- _Request_: Give back the full listing verbatim, apart from its images.

─── Source excerpt ───

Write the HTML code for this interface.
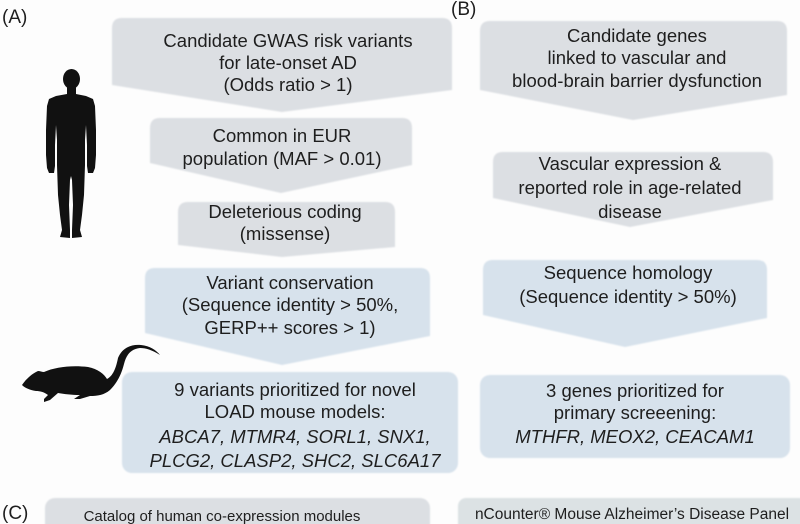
<!DOCTYPE html>
<html><head><meta charset="utf-8"><style>
html,body{margin:0;padding:0;background:#fff;}
svg{display:block;}
text{font-family:"Liberation Sans",Arial,sans-serif;fill:#1e1e1e;}
</style></head><body>
<svg width="800" height="524" viewBox="0 0 800 524" xmlns="http://www.w3.org/2000/svg">
<defs><filter id="s" x="-5%" y="-5%" width="110%" height="110%"><feGaussianBlur stdDeviation="0.7"/></filter></defs>
<rect width="800" height="524" fill="#fdfdfd"/>
<g filter="url(#s)">
<!-- A -->
<path d="M122,18 H442 Q452,18 452,28 V90 L282,112 L112,85 V28 Q112,18 122,18 Z" fill="#dcdfe3"/>
<path d="M160,118 H402 Q412,118 412,128 V165 L281,193 L150,163 V128 Q150,118 160,118 Z" fill="#dcdfe3"/>
<path d="M188,202 H385 Q395,202 395,212 V247 L282,257 L178,245 V212 Q178,202 188,202 Z" fill="#dcdfe3"/>
<path d="M155,268 H420 Q430,268 430,278 V336 L282,365 L145,333 V278 Q145,268 155,268 Z" fill="#d7e2ec"/>
<rect x="122" y="372" width="336" height="101" rx="10" fill="#d7e2ec"/>
<rect x="45" y="498" width="385" height="40" rx="10" fill="#dcdfe3"/>
<!-- B -->
<path d="M490,21 H777 Q787,21 787,31 V95 L633,120 L480,90 V31 Q480,21 490,21 Z" fill="#dcdfe3"/>
<path d="M503,152 H763 Q773,152 773,162 V200 L630,227 L493,198 V162 Q493,152 503,152 Z" fill="#dcdfe3"/>
<path d="M493,260 H757 Q767,260 767,270 V318 L625,347 L483,315 V270 Q483,260 493,260 Z" fill="#d7e2ec"/>
<rect x="480" y="375" width="310" height="83" rx="10" fill="#d7e2ec"/>
<rect x="458" y="498" width="350" height="40" rx="8" fill="#dce2e4"/>
</g>
<!-- human -->
<g fill="#111">
<ellipse cx="71.5" cy="79" rx="8.5" ry="10"/>
<path d="M67,86 L67,94 L56,96 L49,99 L47,106 L46,130 L46,155 L47,168 L49,173 L54,173 L55,166 L55,145 L56,125 L57,140 L57,165 L58,195 L60,215 L62,230 L60,237 L70,238 L70,230 L69,205 L70,180 L71,176 L72,180 L73,205 L72,230 L72,238 L82,237 L80,230 L82,215 L84,195 L85,165 L85,140 L86,125 L87,145 L87,166 L88,173 L93,173 L95,168 L96,155 L96,130 L95,106 L93,99 L86,96 L76,94 L76,86 Z"/>
</g>
<!-- mouse -->
<path fill="#111" d="M22,385 C26,379 32,374 36,372 L38,371 C40,371 42,372 44,372 C55,367 72,365 88,367 C98,369 104,374 107,379 C113,376 116,368 118,358 C122,348 131,344 141,345 C150,346 156,350 160,355 C152,350 146,348 140,348 C130,349 126,356 124,364 C121,376 116,384 110,390 C104,395 98,396 90,396 L80,399 L74,399 L80,395 C72,395 64,394 58,393 L50,400 L44,402 L44,399 L48,395 C44,392 40,391 36,391 C30,390 25,388 22,385 Z"/>
<!-- labels -->
<text x="2" y="23" font-size="19">(A)</text>
<text x="451" y="15" font-size="19">(B)</text>
<text x="2" y="519" font-size="19">(C)</text>
<g font-size="18.5" text-anchor="middle">
<text x="288" y="47">Candidate GWAS risk variants</text>
<text x="288" y="69">for late-onset AD</text>
<text x="288" y="91">(Odds ratio &gt; 1)</text>
<text x="282" y="142">Common in EUR</text>
<text x="282" y="165">population (MAF &gt; 0.01)</text>
<text x="285" y="218">Deleterious coding</text>
<text x="285" y="240">(missense)</text>
<text x="290" y="289">Variant conservation</text>
<text x="290" y="311">(Sequence identity &gt; 50%,</text>
<text x="290" y="334">GERP++ scores &gt; 1)</text>
<text x="295" y="396">9 variants prioritized for novel</text>
<text x="295" y="418">LOAD mouse models:</text>
<text x="295" y="443" font-style="italic">ABCA7, MTMR4, SORL1, SNX1,</text>
<text x="295" y="467" font-style="italic">PLCG2, CLASP2, SHC2, SLC6A17</text>
<text x="637" y="42">Candidate genes</text>
<text x="637" y="64">linked to vascular and</text>
<text x="637" y="87">blood-brain barrier dysfunction</text>
<text x="630" y="170">Vascular expression &amp;</text>
<text x="630" y="194">reported role in age-related</text>
<text x="630" y="218">disease</text>
<text x="628" y="279">Sequence homology</text>
<text x="628" y="303">(Sequence identity &gt; 50%)</text>
<text x="635" y="397">3 genes prioritized for</text>
<text x="635" y="419">primary screeening:</text>
<text x="635" y="443" font-style="italic">MTHFR, MEOX2, CEACAM1</text>
</g>
<text x="222" y="521" font-size="15" text-anchor="middle">Catalog of human co-expression modules</text>
<text x="632" y="519" font-size="15.5" text-anchor="middle">nCounter® Mouse Alzheimer’s Disease Panel</text>
</svg>
</body></html>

───

- _Finished answer_:
Write the HTML code for this interface.
<!DOCTYPE html>
<html><head><meta charset="utf-8"><style>
html,body{margin:0;padding:0;background:#fff;}
svg{display:block;}
text{font-family:"Liberation Sans",Arial,sans-serif;fill:#1e1e1e;}
</style></head><body>
<svg width="800" height="524" viewBox="0 0 800 524" xmlns="http://www.w3.org/2000/svg">
<defs><filter id="s" x="-5%" y="-5%" width="110%" height="110%"><feGaussianBlur stdDeviation="0.7"/></filter></defs>
<rect width="800" height="524" fill="#fdfdfd"/>
<g filter="url(#s)">
<!-- A -->
<path d="M122,18 H442 Q452,18 452,28 V90 L282,112 L112,85 V28 Q112,18 122,18 Z" fill="#dcdfe3"/>
<path d="M160,118 H402 Q412,118 412,128 V165 L281,193 L150,163 V128 Q150,118 160,118 Z" fill="#dcdfe3"/>
<path d="M188,202 H385 Q395,202 395,212 V247 L282,257 L178,245 V212 Q178,202 188,202 Z" fill="#dcdfe3"/>
<path d="M155,268 H420 Q430,268 430,278 V336 L282,365 L145,333 V278 Q145,268 155,268 Z" fill="#d7e2ec"/>
<rect x="122" y="372" width="336" height="101" rx="10" fill="#d7e2ec"/>
<rect x="45" y="498" width="385" height="40" rx="10" fill="#dcdfe3"/>
<!-- B -->
<path d="M490,21 H777 Q787,21 787,31 V95 L633,120 L480,90 V31 Q480,21 490,21 Z" fill="#dcdfe3"/>
<path d="M503,152 H763 Q773,152 773,162 V200 L630,227 L493,198 V162 Q493,152 503,152 Z" fill="#dcdfe3"/>
<path d="M493,260 H757 Q767,260 767,270 V318 L625,347 L483,315 V270 Q483,260 493,260 Z" fill="#d7e2ec"/>
<rect x="480" y="375" width="310" height="83" rx="10" fill="#d7e2ec"/>
<rect x="458" y="498" width="350" height="40" rx="8" fill="#dce2e4"/>
</g>
<!-- human -->
<g fill="#111">
<ellipse cx="71.5" cy="79" rx="8.5" ry="10"/>
<path d="M67,86 L67,94 L56,96 L49,99 L47,106 L46,130 L46,155 L47,168 L49,173 L54,173 L55,166 L55,145 L56,125 L57,140 L57,165 L58,195 L60,215 L62,230 L60,237 L70,238 L70,230 L69,205 L70,180 L71,176 L72,180 L73,205 L72,230 L72,238 L82,237 L80,230 L82,215 L84,195 L85,165 L85,140 L86,125 L87,145 L87,166 L88,173 L93,173 L95,168 L96,155 L96,130 L95,106 L93,99 L86,96 L76,94 L76,86 Z"/>
</g>
<!-- mouse -->
<path fill="#111" d="M22,385 C26,379 32,374 36,372 L38,371 C40,371 42,372 44,372 C55,367 72,365 88,367 C98,369 104,374 107,379 C113,376 116,368 118,358 C122,348 131,344 141,345 C150,346 156,350 160,355 C152,350 146,348 140,348 C130,349 126,356 124,364 C121,376 116,384 110,390 C104,395 98,396 90,396 L80,399 L74,399 L80,395 C72,395 64,394 58,393 L50,400 L44,402 L44,399 L48,395 C44,392 40,391 36,391 C30,390 25,388 22,385 Z"/>
<!-- labels -->
<text x="2" y="23" font-size="19">(A)</text>
<text x="451" y="15" font-size="19">(B)</text>
<text x="2" y="519" font-size="19">(C)</text>
<g font-size="18.5" text-anchor="middle">
<text x="288" y="47">Candidate GWAS risk variants</text>
<text x="288" y="69">for late-onset AD</text>
<text x="288" y="91">(Odds ratio &gt; 1)</text>
<text x="282" y="142">Common in EUR</text>
<text x="282" y="165">population (MAF &gt; 0.01)</text>
<text x="285" y="218">Deleterious coding</text>
<text x="285" y="240">(missense)</text>
<text x="290" y="289">Variant conservation</text>
<text x="290" y="311">(Sequence identity &gt; 50%,</text>
<text x="290" y="334">GERP++ scores &gt; 1)</text>
<text x="295" y="396">9 variants prioritized for novel</text>
<text x="295" y="418">LOAD mouse models:</text>
<text x="295" y="443" font-style="italic">ABCA7, MTMR4, SORL1, SNX1,</text>
<text x="295" y="467" font-style="italic">PLCG2, CLASP2, SHC2, SLC6A17</text>
<text x="637" y="42">Candidate genes</text>
<text x="637" y="64">linked to vascular and</text>
<text x="637" y="87">blood-brain barrier dysfunction</text>
<text x="630" y="170">Vascular expression &amp;</text>
<text x="630" y="194">reported role in age-related</text>
<text x="630" y="218">disease</text>
<text x="628" y="279">Sequence homology</text>
<text x="628" y="303">(Sequence identity &gt; 50%)</text>
<text x="635" y="397">3 genes prioritized for</text>
<text x="635" y="419">primary screeening:</text>
<text x="635" y="443" font-style="italic">MTHFR, MEOX2, CEACAM1</text>
</g>
<text x="222" y="521" font-size="15" text-anchor="middle">Catalog of human co-expression modules</text>
<text x="632" y="519" font-size="15.5" text-anchor="middle">nCounter® Mouse Alzheimer’s Disease Panel</text>
</svg>
</body></html>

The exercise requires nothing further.